FACULTY
Researchers

Shai Shen-Orr, PhD, Professor

The immune system is a sensory system, a sixth sense, whose role it is to sense the environment (external or internal) and respond to changes in that environment. Immunity is based on a diffuse system of interacting cells whose net output is greater than the sum of its parts and whose complexity is encoded by over a quarter of our genome.
Charting the immune Landscape
How the immune system varies over time as a function of the environment, particularly with a focus on aging. Our immune system changes a lot, due to all kinds of influences. It starts off being affected predominantly by the genes we inherited. As we get older, our life experiences play a greater and greater role in shaping our immune system. These are all factors and experiences unique to us as individuals. We aim to identify and map the possible immune states and the ‘rules of the game’ for how the environmental drivers and molecular mechanisms that transition between states. Our prime focus in this regard is to understand how the healthy immune system changes over life (immune-aging), how these changes in state affect immune response and how they interact with disease.

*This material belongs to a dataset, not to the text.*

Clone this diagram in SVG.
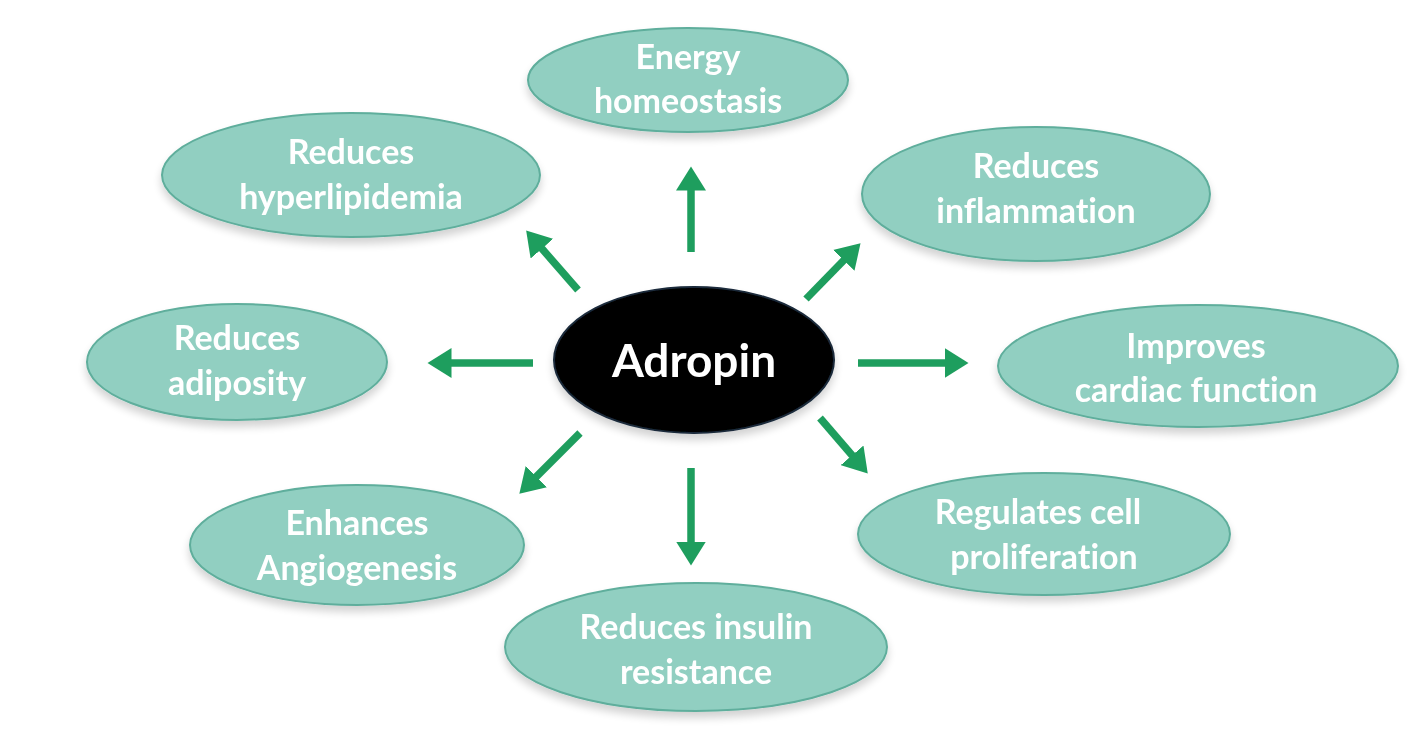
<svg xmlns="http://www.w3.org/2000/svg" width="1408" height="736" viewBox="0 0 1408 736">
<defs>
<filter id="sh" x="-10%" y="-10%" width="120%" height="130%">
<feGaussianBlur in="SourceAlpha" stdDeviation="4"/>
<feOffset dx="0" dy="6" result="b"/>
<feComponentTransfer><feFuncA type="linear" slope="0.18"/></feComponentTransfer>
<feMerge><feMergeNode/><feMergeNode in="SourceGraphic"/></feMerge>
</filter>
<marker id="ah" markerWidth="4" markerHeight="4" refX="1" refY="2" orient="auto" markerUnits="strokeWidth">
<path d="M0,0 L3.2,2 L0,4 Z" fill="#1e9e5e"/>
</marker>
</defs>
<style>
.n{fill:#91cfc1;stroke:#5fae9c;stroke-width:2}
.t{fill:#ffffff;font-family:Lato,"Open Sans",sans-serif;font-weight:bold;font-size:34px;text-anchor:middle;font-variant-ligatures:none;font-feature-settings:"liga" 0,"dlig" 0}
.c{stroke:#1e9e5e;stroke-width:7.5;fill:none;marker-end:url(#ah)}
</style>
<rect width="1408" height="736" fill="#ffffff"/>
<g id="connectors">
<line class="c" x1="691" y1="252" x2="691" y2="183"/>
<line class="c" x1="578" y1="290" x2="537" y2="243"/>
<line class="c" x1="806" y1="299" x2="849" y2="255"/>
<line class="c" x1="533" y1="363" x2="444" y2="363"/>
<line class="c" x1="858" y1="363" x2="952" y2="363"/>
<line class="c" x1="580" y1="433" x2="531" y2="482"/>
<line class="c" x1="691" y1="468" x2="691" y2="549"/>
<line class="c" x1="820" y1="418" x2="857" y2="461"/>
</g>
<g id="energy" filter="url(#sh)"><ellipse class="n" cx="688" cy="80" rx="160" ry="52"/><text class="t" x="688" y="69">Energy</text><text class="t" x="688" y="113">homeostasis</text></g>
<g id="hyperlipidemia" filter="url(#sh)"><ellipse class="n" cx="351" cy="175" rx="189" ry="62"/><text class="t" x="351" y="164">Reduces</text><text class="t" x="351" y="209">hyperlipidemia</text></g>
<g id="inflammation" filter="url(#sh)"><ellipse class="n" cx="1036" cy="194" rx="174" ry="67"/><text class="t" x="1036" y="178">Reduces</text><text class="t" x="1036" y="223">inflammation</text></g>
<g id="adiposity" filter="url(#sh)"><ellipse class="n" cx="237" cy="362" rx="150" ry="58"/><text class="t" x="237" y="350">Reduces</text><text class="t" x="237" y="395">adiposity</text></g>
<g id="cardiac" filter="url(#sh)"><ellipse class="n" cx="1198" cy="366" rx="200" ry="61"/><text class="t" x="1196" y="358">Improves</text><text class="t" x="1196" y="402">cardiac function</text></g>
<g id="angiogenesis" filter="url(#sh)"><ellipse class="n" cx="357" cy="545" rx="167" ry="60"/><text class="t" x="357" y="535">Enhances</text><text class="t" x="357" y="580">Angiogenesis</text></g>
<g id="proliferation" filter="url(#sh)"><ellipse class="n" cx="1044" cy="534" rx="186" ry="61"/><text class="t" x="1038" y="524">Regulates cell</text><text class="t" x="1044" y="569">proliferation</text></g>
<g id="insulin" filter="url(#sh)"><ellipse class="n" cx="696" cy="647" rx="191" ry="64"/><text class="t" x="696" y="639">Reduces insulin</text><text class="t" x="696" y="684">resistance</text></g>
<g id="adropin" filter="url(#sh)"><ellipse cx="694" cy="360" rx="140" ry="73" fill="#000000" stroke="#1a2a3a" stroke-width="2"/><text x="694" y="377" fill="#ffffff" font-family="Lato,'Open Sans',sans-serif" font-weight="bold" font-size="46" text-anchor="middle">Adropin</text></g>
</svg>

Forwarding Immune Based Precision Medicine
From identifying immune diagnostics and therapeutic directions to understanding the logistical and cost structure needed to transform healthcare. We can now broadly measure multiple data types on each human blood sample: its immune cell composition; the communication of these cells with one another, and functional tests telling us how a person’s immune cells respond to cytokine messages. These technologies give us tremendous power, making it possible to see how everybody’s immune system is a little different and how small differences in biological cell-circuitry ultimately yield clinical differences in outcome. This allows us to develop diagnostics that capture the present status of your disease risk and defenses based not only on your genetics but also on your life history. We focus on developing a clinically relevant metric of immune-aging (IMMAGE) and in understanding the relation of tissue cellular circuitry on clinical responses.
Bridging Data-Insight Gap
Developing next generation analytical methodologies for grappling with the high complexity of biological and clinical data. We can now generate extremely rich molecular and phenotypic data (i.e. big/deep data) but we can interpret and understand only a few percent of it. Data growth is exponential whereas insight growth grows linear at best. In short, there is a Data revolution, but we are not getting the bang for the buck from the data generated. We develop computational methods aimed at a non-linear increase in insight by tackling fundamental problems in data interpretation. In recent years our focus here has been on enabling the quantitative study of biological process dynamics, especially in the context of inter-cellular communication networks and in tackling the large translational gap that exists between humans and the models used to study humans.